■ **What to work on**
Leaving out every picture, copy the lines of the data exactly, from the first through the line containing "(0,0) rectangle (1180,801);".

━━━━━━━━━━━━━━━━━━━━

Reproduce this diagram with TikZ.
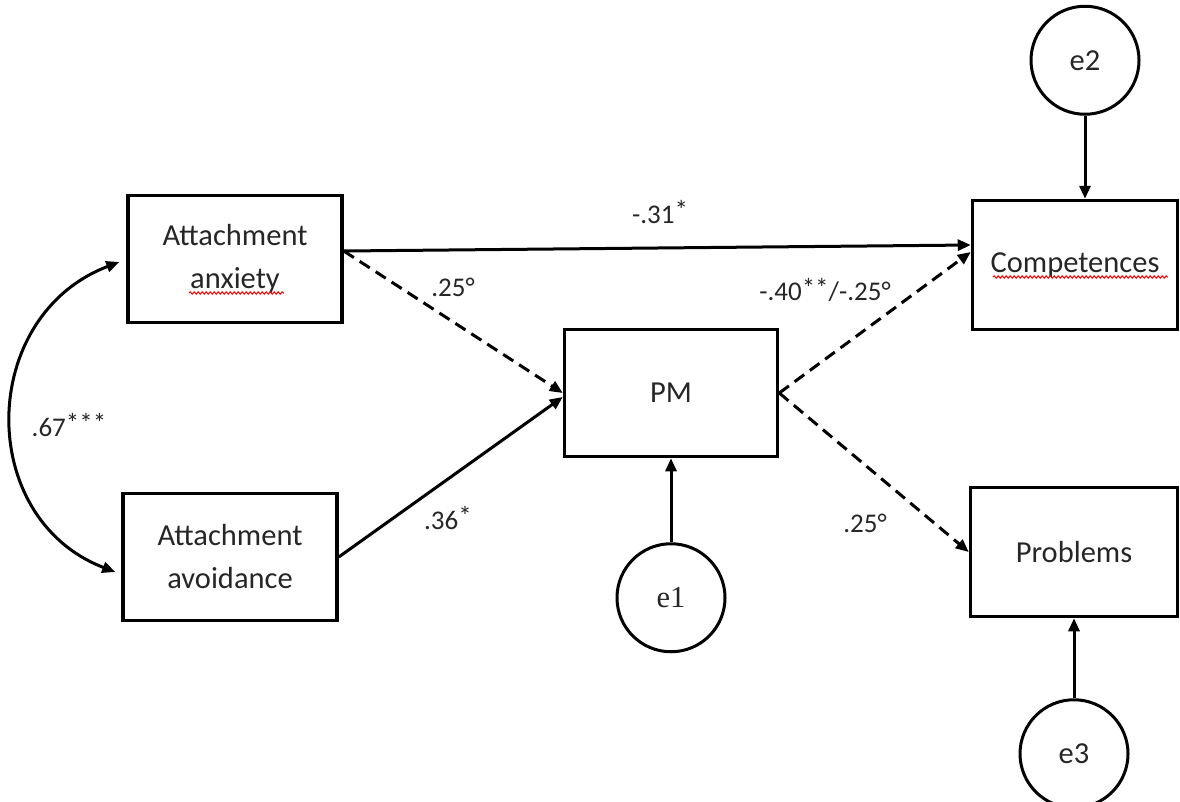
\documentclass[tikz,border=0pt]{standalone}
\usepackage{fontspec}
\setmainfont{Carlito}
\newfontfamily\eonefont{Liberation Serif}
\usetikzlibrary{positioning,arrows.meta,decorations.pathmorphing}

\newcommand\sig{\raisebox{.3ex}{*}}

\begin{document}
\begin{tikzpicture}[x=1pt, y=-1pt, node distance = 84pt,
    >={Triangle[length=13pt,width=11pt]},
    var/.style = {draw, line width=3.5pt, minimum width=214pt, minimum height=127pt,
                  align=center, text=black!85, font=\fontsize{30.5}{43}\selectfont},
    err/.style = {draw, circle, line width=3pt, minimum size=108pt, inner sep=0pt,
                  text=black!85, font=\fontsize{30.5}{36}\selectfont},
    path/.style = {line width=3pt, ->},
    dpath/.style = {path, dash pattern=on 12pt off 7pt},
    coef/.style = {text=black!85, font=\fontsize{27}{32}\selectfont},
    spell/.style = {red, line width=1pt, decorate,
                    decoration={snake, amplitude=1.2pt, segment length=4pt}}]

    \useasboundingbox (0,0) rectangle (1180,801);

    \node[var] (anx) at (235,259) {Attachment\\anxiety};
    \node[var] (avd) at (230,557) {Attachment\\avoidance};
    \node[var, minimum width=213pt] (pm) at (671,393) {PM};
    \node[var, minimum width=205pt, minimum height=129pt] (comp) at (1075,265) {Competences};
    \node[var, minimum width=207pt, minimum height=129pt] (prob) at (1074,552) {Problems};

    \node[err, below=of pm, font=\fontsize{30.5}{36}\eonefont] (e1) {e1};
    \node[err, above=83pt of comp, xshift=10pt] (e2) {e2};
    \node[err, below=80pt of prob] (e3) {e3};

    % paths
    \draw[path] ([yshift=8pt]anx.east) -- ([yshift=20pt]comp.west);
    \draw[dpath] ([yshift=8pt]anx.east) -- (pm.west);
    \draw[path] (avd.east) -- ([yshift=-4pt]pm.west);
    \draw[dpath] (pm.east) -- ([yshift=13pt]comp.west);
    \draw[dpath] (pm.east) -- (prob.west);

    \draw[path] (e1) -- (pm);
    \draw[path] (e2.south) -- (e2.south |- comp.north);
    \draw[path] (e3) -- (prob);

    % covariance
    \draw[line width=3pt, <->] ([xshift=-7pt,yshift=-3pt]anx.west)
        .. controls (-22,316) and (-25,518) .. ([xshift=-6pt,yshift=-15pt]avd.west);

    \node[coef] (c67) at (69,425) {.67\sig\sig\sig};
    \node[coef] (c31) at (660,212) {-.31\sig};
    \node[coef] (c25a) at (453,287) {.25°};
    \node[coef] (c36) at (448,518) {.36\sig};
    \node[coef] (c40) at (825,290) {-.40\sig\sig/-.25°};
    \node[coef] (c25b) at (865,523) {.25°};

    \draw[spell] (189,293) -- (284,293);
    \draw[spell] (993,277) -- (1168,277);

\end{tikzpicture}
\end{document}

━━━━━━━━━━━━━━━━━━━━

■ **Output for this task**
Reproduce this diagram with TikZ.
\documentclass[tikz,border=0pt]{standalone}
\usepackage{fontspec}
\setmainfont{Carlito}
\newfontfamily\eonefont{Liberation Serif}
\usetikzlibrary{positioning,arrows.meta,decorations.pathmorphing}

\newcommand\sig{\raisebox{.3ex}{*}}

\begin{document}
\begin{tikzpicture}[x=1pt, y=-1pt, node distance = 84pt,
    >={Triangle[length=13pt,width=11pt]},
    var/.style = {draw, line width=3.5pt, minimum width=214pt, minimum height=127pt,
                  align=center, text=black!85, font=\fontsize{30.5}{43}\selectfont},
    err/.style = {draw, circle, line width=3pt, minimum size=108pt, inner sep=0pt,
                  text=black!85, font=\fontsize{30.5}{36}\selectfont},
    path/.style = {line width=3pt, ->},
    dpath/.style = {path, dash pattern=on 12pt off 7pt},
    coef/.style = {text=black!85, font=\fontsize{27}{32}\selectfont},
    spell/.style = {red, line width=1pt, decorate,
                    decoration={snake, amplitude=1.2pt, segment length=4pt}}]

    \useasboundingbox (0,0) rectangle (1180,801);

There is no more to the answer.